From farm to fork: The “great amazing” duck race returns

It’s not a race of ducks, but a race to cook it. Competitors are hoping to not look like quacks in the process.

On April 2 from 7:30am to 5pm, The Great Amazing Duck Race, run by King Cole Ducks’ family-owned and -operated duck farm, will enter its sixth year, inviting culinary students to participate in its farm to fork recipe competition.

Every year, second year students from Ontario colleges—including George Brown, Humber and Algonquin, to name a few—apply by submitting teams of two with a recipe for a duck appetizer and entrée for a chance to enter the duck cooking competition.

Ten final teams come to the farm on Warden Ave. to stay overnight. They are woken up at the crack of dawn where their egg-collecting race begins at the breeder operation. The students are then brought to the processing plant, where their knife skills are tested on how to cut duck breast in ways typically used in the restaurant trade.

Staff judge them on the quality of their cutting, as well as their speed and timeliness. Then the students are driven to the subway to go to Toronto’s Union Station, where a footrace to St. Lawrence Market, a hot spot for high-end ingredients, takes over.

After shopping for ingredients, participants race to George Brown College where the recipe and cooking portion starts. Students are judged by a variety of celebrity judges, including food editors and well-known chefs, and are graded on a wide variety of components including taste, appearance of food, and the items they add into their dish. The winners are awarded cash prizes for first, second and third place. All participants, however, are awarded Great Amazing Duck Race chef pants – a much sought after item at culinary schools only given to race participants.

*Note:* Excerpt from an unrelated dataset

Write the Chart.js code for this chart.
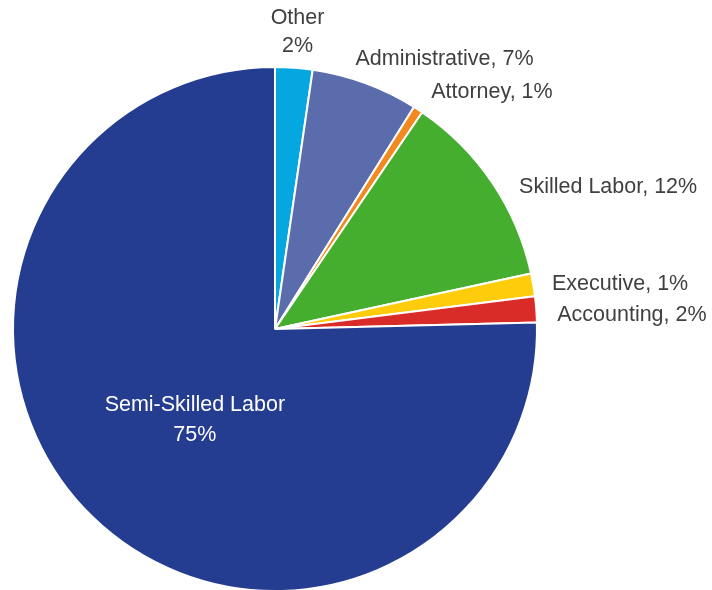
<!DOCTYPE html>
<html>
<head>
<meta charset="utf-8">
<script src="https://cdn.jsdelivr.net/npm/chart.js@4.4.1/dist/chart.umd.min.js"></script>
<style>
  html, body { margin: 0; padding: 0; background: #fff; overflow: hidden; }
  #wrap { position: relative; width: 712px; height: 600px; }
</style>
</head>
<body>
<div id="wrap"><canvas id="jobPie"></canvas></div>
<script>
// ===== Data =====
const categories = ['Other', 'Administrative', 'Attorney', 'Skilled Labor', 'Executive', 'Accounting', 'Semi-Skilled Labor'];
const shares     = [2.3, 6.6, 0.6, 12.1, 1.4, 1.6, 75.4];
const colors     = ['#05A7E0', '#5B6CAD', '#F28A1F', '#45AE2E', '#FECC0A', '#D92B27', '#243D91'];

// ===== Label layout (per slice: where and how the label sits) =====
// mode: 'out' = outside the rim, 'in' = inside the slice
// gap: px beyond the rim for outside labels, dist: fraction of radius for inside ones
const labelStyle = [
  { mode: 'out', gap: 36, align: 'center', twoLines: true, dx: 1, dy: 0 },
  { mode: 'out', gap: 18, align: 'left',  dx: -16, dy: -7 },
  { mode: 'out', gap: 22, align: 'left',  dx: 1,   dy: 1 },
  { mode: 'out', gap: 18, align: 'left',  dx: 12,  dy: 15 },
  { mode: 'out', gap: 18, align: 'left',  dx: 1,   dy: 2 },
  { mode: 'out', gap: 20, align: 'left',  dx: 1,   dy: 7 },
  { mode: 'in',  dist: 0.46, align: 'center', twoLines: true, dx: 4, dy: 5, color: '#ffffff' }
];

const FONT = '21.5px "Liberation Sans", Arial, Helvetica, sans-serif';
const TEXT = '#404040';

const sliceLabels = {
  id: 'sliceLabels',
  afterDatasetsDraw(chart) {
    const { ctx } = chart;
    const meta = chart.getDatasetMeta(0);
    ctx.save();
    ctx.font = FONT;
    ctx.textBaseline = 'middle';
    meta.data.forEach((arc, i) => {
      const st = labelStyle[i];
      const { x, y, startAngle, endAngle, outerRadius } = arc.getProps(['x', 'y', 'startAngle', 'endAngle', 'outerRadius'], true);
      const mid = (startAngle + endAngle) / 2;
      const d = st.mode === 'in' ? outerRadius * st.dist : outerRadius + st.gap;
      const lx = x + Math.cos(mid) * d + st.dx;
      const ly = y + Math.sin(mid) * d + st.dy;
      const pct = Math.round(shares[i]) + '%';
      ctx.fillStyle = st.color || TEXT;
      ctx.textAlign = st.align;
      if (st.twoLines) {
        const half = st.mode === 'in' ? 15 : 14;
        ctx.fillText(categories[i], lx, ly - half);
        ctx.fillText(pct, lx, ly + half);
      } else {
        ctx.fillText(categories[i] + ', ' + pct, lx, ly);
      }
    });
    ctx.restore();
  }
};

new Chart(document.getElementById('jobPie').getContext('2d'), {
  type: 'pie',
  data: {
    labels: categories,
    datasets: [{
      data: shares,
      backgroundColor: colors,
      borderColor: '#ffffff',
      borderWidth: 2
    }]
  },
  options: {
    responsive: true,
    maintainAspectRatio: false,
    animation: false,
    layout: { padding: { top: 66, bottom: 8, left: 12, right: 174 } },
    plugins: {
      legend: { display: false },
      tooltip: { enabled: false }
    }
  },
  plugins: [sliceLabels]
});
</script>
</body>
</html>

“How can we connect with future chefs and be supportive of students in culinary programs? By sharing our farm to fork story to appreciate the connection between farmers and chefs,” said Patricia Thompson, the sales and marketing director at King Cole Ducks. “The students have been really enthusiastic, especially when they learn about farming aspects that tie dearly into their hearts. They learn that how you farm is important to the food you serve and is also important to your guests.”

The public is invited to watch the final cooking portion at the George Brown College glass labs, and sample duck products at the end celebration.